In this project, I will build a model to predict whether a customer will respond to a promotional offer based on the features of customer and offer.
The data is contained in three files:
- portfolio.json - containing offer ids and meta data about each offer (duration, type, etc.)
- profile.json - demographic data for each customer
- transcript.json - records for transactions, offers received, offers viewed, and offers completed
The data is provided by Starbucks and Udacity.
The properties of each offer and customer pair will be combined into a feature vector, while the label on whether a customer responds to an offer will be the target. Then a binary classification model will be trained to predict the customer's response based on the input feature vector.
A logistic regression model will serve as the benchmark model in this project. Logistic regression is possibly the most popular algorithm for binary classification problems in industry.
The performance of models will be measured using two metrics, accuracy and F1 score.
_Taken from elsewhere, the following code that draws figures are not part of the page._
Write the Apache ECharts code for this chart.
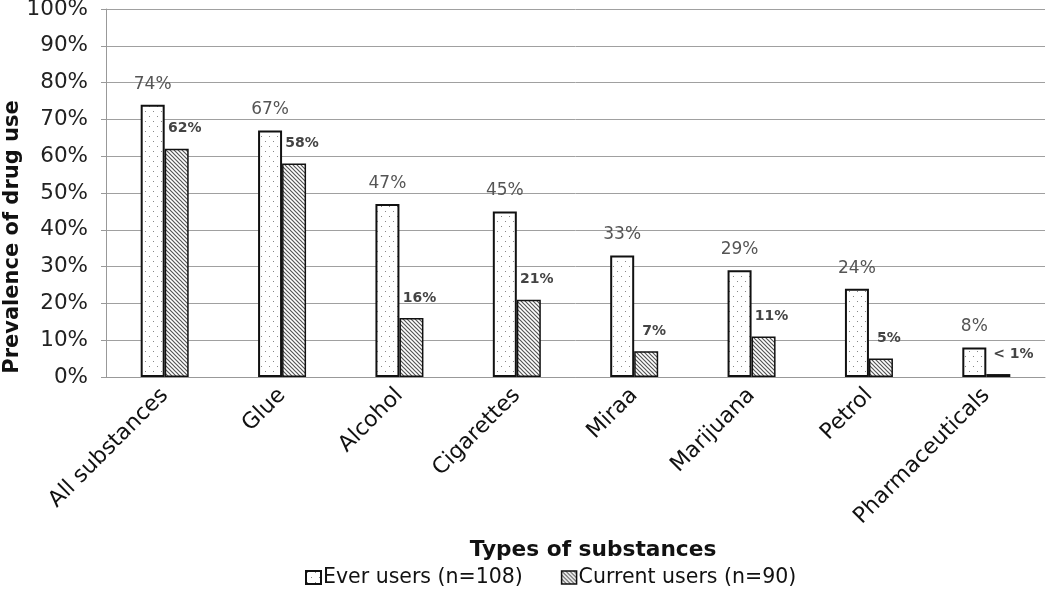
<!DOCTYPE html>
<html>
<head>
<meta charset="utf-8">
<script src="https://cdn.jsdelivr.net/npm/echarts@6/dist/echarts.min.js"></script>
<style>html,body{margin:0;padding:0;background:#fff;}#c{width:1050px;height:594px;}</style>
</head>
<body>
<div id="c"></div>
<script>
var categories = ['All substances','Glue','Alcohol','Cigarettes','Miraa','Marijuana','Petrol','Pharmaceuticals'];
var everUsers = [74,67,47,45,33,29,24,8];
var currentUsers = [62,58,16,21,7,11,5,0.8];
var currentLabels = ['62%','58%','16%','21%','7%','11%','5%','< 1%'];
var yTicks = [0,10,20,30,40,50,60,70,80,90,100];

function dotPattern(){
  var c=document.createElement('canvas'); c.width=8; c.height=10;
  var g=c.getContext('2d'); g.fillStyle='#fff'; g.fillRect(0,0,8,10);
  g.fillStyle='#888'; g.fillRect(1,1,1,1); g.fillRect(5,6,1,1);
  return c;
}
function hatchPattern(){
  var c=document.createElement('canvas'); c.width=4; c.height=4;
  var g=c.getContext('2d'); g.fillStyle='#fff'; g.fillRect(0,0,4,4);
  g.strokeStyle='#555'; g.lineWidth=1.2;
  g.beginPath();
  g.moveTo(-1,-1); g.lineTo(5,5);
  g.moveTo(-1,3); g.lineTo(1,5);
  g.moveTo(3,-1); g.lineTo(5,1);
  g.stroke();
  return c;
}
var dots = {image: dotPattern(), repeat:'repeat'};
var hatch = {image: hatchPattern(), repeat:'repeat'};
var FONT = 'DejaVu Sans';

var chart = echarts.init(document.getElementById('c'));
chart.setOption({
  animation:false,
  backgroundColor:'#fff',
  grid:{left:106,right:5,top:9,bottom:217,containLabel:false,outerBoundsMode:'none'},
  legend:{
    top:562,left:300,itemWidth:15,itemHeight:13,itemGap:38,
    textStyle:{fontFamily:FONT,fontSize:20.5,color:'#111',padding:[0,0,0,-3]},
    data:[
      {name:'Ever users (n=108)',icon:'rect',itemStyle:{color:dots,borderColor:'#111',borderWidth:2}},
      {name:'Current users (n=90)',icon:'rect',itemStyle:{color:hatch,borderColor:'#111',borderWidth:1.5}}
    ]
  },
  graphic:[{
    type:'text',x:13,y:237,rotation:Math.PI/2,
    style:{text:'Prevalence of drug use',fontFamily:FONT,fontWeight:'bold',fontSize:21,fill:'#111',
      align:'center',verticalAlign:'middle'}
  }],
  xAxis:{
    type:'category',data:categories,
    name:'Types of substances',nameLocation:'middle',nameGap:162,
    nameTextStyle:{fontFamily:FONT,fontWeight:'bold',fontSize:21.7,color:'#111',padding:[0,0,0,35]},
    axisLine:{lineStyle:{color:'#999',width:1}},
    axisTick:{show:false},
    axisLabel:{rotate:45,interval:0,margin:15,fontFamily:FONT,fontSize:22,color:'#111'}
  },
  yAxis:{
    type:'value',min:0,max:100,interval:10,
    axisLine:{show:true,lineStyle:{color:'#999',width:1}},
    axisTick:{show:true,length:5,lineStyle:{color:'#999'}},
    splitLine:{lineStyle:{color:'#a0a0a0',width:1}},
    axisLabel:{margin:18,fontFamily:FONT,fontSize:21.5,color:'#222',
      formatter:function(v){return yTicks.indexOf(v)>=0? v+'%':'';}}
  },
  series:[
    {
      name:'Ever users (n=108)',type:'bar',barWidth:24,barGap:'0%',
      data:everUsers,
      itemStyle:{color:dots,borderColor:'#111',borderWidth:2},
      label:{show:true,position:'top',distance:12,fontFamily:FONT,fontSize:17,color:'#555',
        formatter:function(p){return p.value+'%';}}
    },
    {
      name:'Current users (n=90)',type:'bar',barWidth:24,
      data:currentUsers.map(function(v,i){
        return {value:v,label:{offset:[i===currentLabels.length-1?15:8,0]}};
      }),
      itemStyle:{color:hatch,borderColor:'#111',borderWidth:1.5},
      label:{show:true,position:'top',distance:13,fontFamily:FONT,fontSize:14,fontWeight:'bold',color:'#444',
        formatter:function(p){return currentLabels[p.dataIndex];}}
    }
  ]
});
</script>
</body>
</html>
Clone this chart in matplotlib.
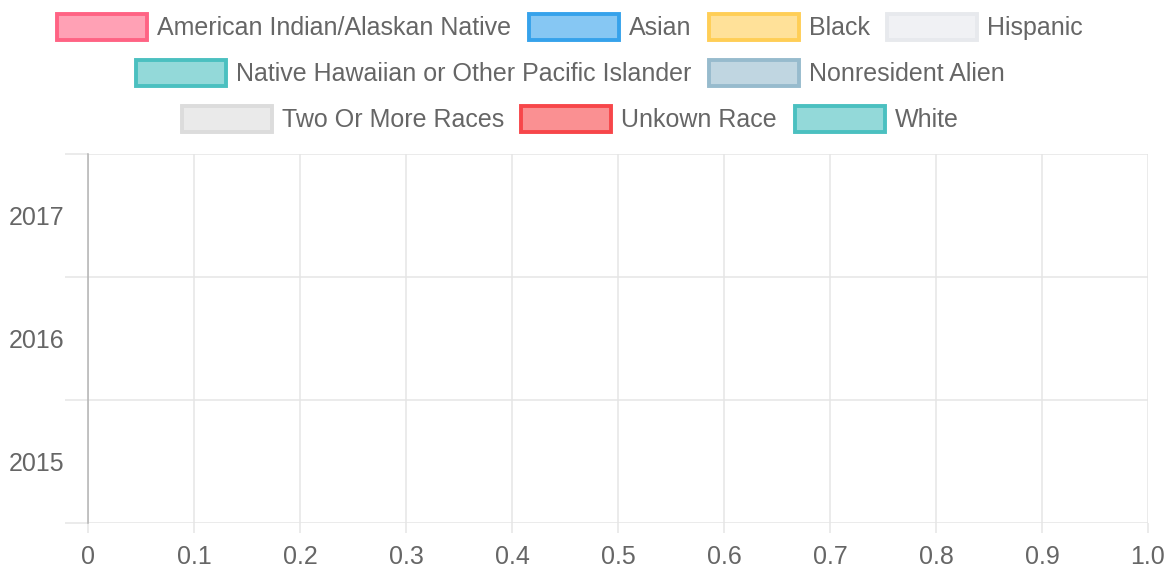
import matplotlib
matplotlib.use("Agg")
import matplotlib.pyplot as plt
from matplotlib.patches import Patch

years = ["2015", "2016", "2017"]
series_names = [
    "American Indian/Alaskan Native", "Asian", "Black", "Hispanic",
    "Native Hawaiian or Other Pacific Islander", "Nonresident Alien",
    "Two Or More Races", "Unkown Race", "White",
]
# every series is empty in the reference
american_indian = [0, 0, 0]
asian = [0, 0, 0]
black = [0, 0, 0]
hispanic = [0, 0, 0]
native_hawaiian = [0, 0, 0]
nonresident = [0, 0, 0]
two_or_more = [0, 0, 0]
unknown = [0, 0, 0]
white = [0, 0, 0]
series_values = [american_indian, asian, black, hispanic, native_hawaiian,
                 nonresident, two_or_more, unknown, white]

border_colors = [(255, 99, 132), (54, 162, 235), (255, 206, 86), (231, 233, 237),
                 (75, 192, 192), (151, 187, 205), (220, 220, 220), (247, 70, 74),
                 (75, 192, 192)]
legend_rows = [[0, 1, 2, 3], [4, 5], [6, 7, 8]]

plt.rcParams['font.family'] = ['Liberation Sans', 'DejaVu Sans']
text_color = "#666666"
grid_color = "#e5e5e5"
W, H = 1174, 575
fs = 18

fig = plt.figure(figsize=(W / 100, H / 100), dpi=100)
ax = fig.add_axes([88 / W, 1 - 523 / H, (1148 - 88) / W, (523 - 154) / H])

ypos = list(range(len(years)))
left = [0] * len(years)
for vals, c in zip(series_values, border_colors):
    rgb = tuple(v / 255 for v in c)
    ax.barh(ypos, vals, left=left, height=0.8, color=rgb + (0.6,), linewidth=0)
    left = [a + b for a, b in zip(left, vals)]

ax.set_xlim(0, 1.0)
ax.set_ylim(-0.5, len(years) - 0.5)
ax.set_xticks([i / 10 for i in range(11)])
ax.set_xticklabels(["0"] + [f"{i / 10:.1f}" for i in range(1, 11)])
ax.set_yticks(ypos)
ax.set_yticklabels(years)
ax.set_yticks([i - 0.5 for i in range(len(years) + 1)], minor=True)

ax.grid(axis="x", which="major", color=grid_color, lw=1.1)
ax.grid(axis="y", which="minor", color=grid_color, lw=1.1)
ax.tick_params(axis="x", which="major", length=7.2, width=1.1, color=grid_color,
               labelsize=fs, labelcolor=text_color, pad=9)
ax.tick_params(axis="y", which="major", length=0, labelsize=fs,
               labelcolor=text_color, pad=17)
ax.tick_params(axis="y", which="minor", length=16.6, width=1.1, color=grid_color)
ax.get_xticklines()[0].set_color("#b3b3b3")
for s in ["top", "right", "bottom"]:
    ax.spines[s].set_visible(False)
ax.spines["left"].set_color("#b3b3b3")
ax.spines["left"].set_linewidth(1.1)
ax.set_axisbelow(True)

row_y = [27, 73, 119]
for row, y in zip(legend_rows, row_y):
    handles = []
    for i in row:
        rgb = tuple(v / 255 for v in border_colors[i])
        handles.append(Patch(facecolor=rgb + (0.6,), edgecolor=rgb, linewidth=2.8,
                             label=series_names[i]))
    fig.legend(handles=handles, loc="center", bbox_to_anchor=(570 / W, 1 - y / H),
               ncol=len(handles), frameon=False, fontsize=fs, labelcolor=text_color,
               handlelength=3.6, handleheight=1.2, handletextpad=0.4,
               columnspacing=0.7, borderpad=0, borderaxespad=0)

fig.savefig("out.png", dpi=100)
The project will be laid out with the following workflow.
- Clean data and generate inputs.
- Process the transcript to collect customers' responses. This step might need careful attention since the transaction pattern in each type of offer may be vastly different, and whether the customer has viewed the offer or not also makes a difference.
- Join customer and offer features with offer response processed from the transcript.
- Split data into training set and test set.
- Perform EDA and feature engineering, build data transformation pipeline if necessary.
- Train the benchmark model.
- Train other classification models and select the algorithm with optimal performance.
- Fine-tune the hyperparameters of selected algorithm.
- Measure the performance of optimal model and benchmark model using the test set.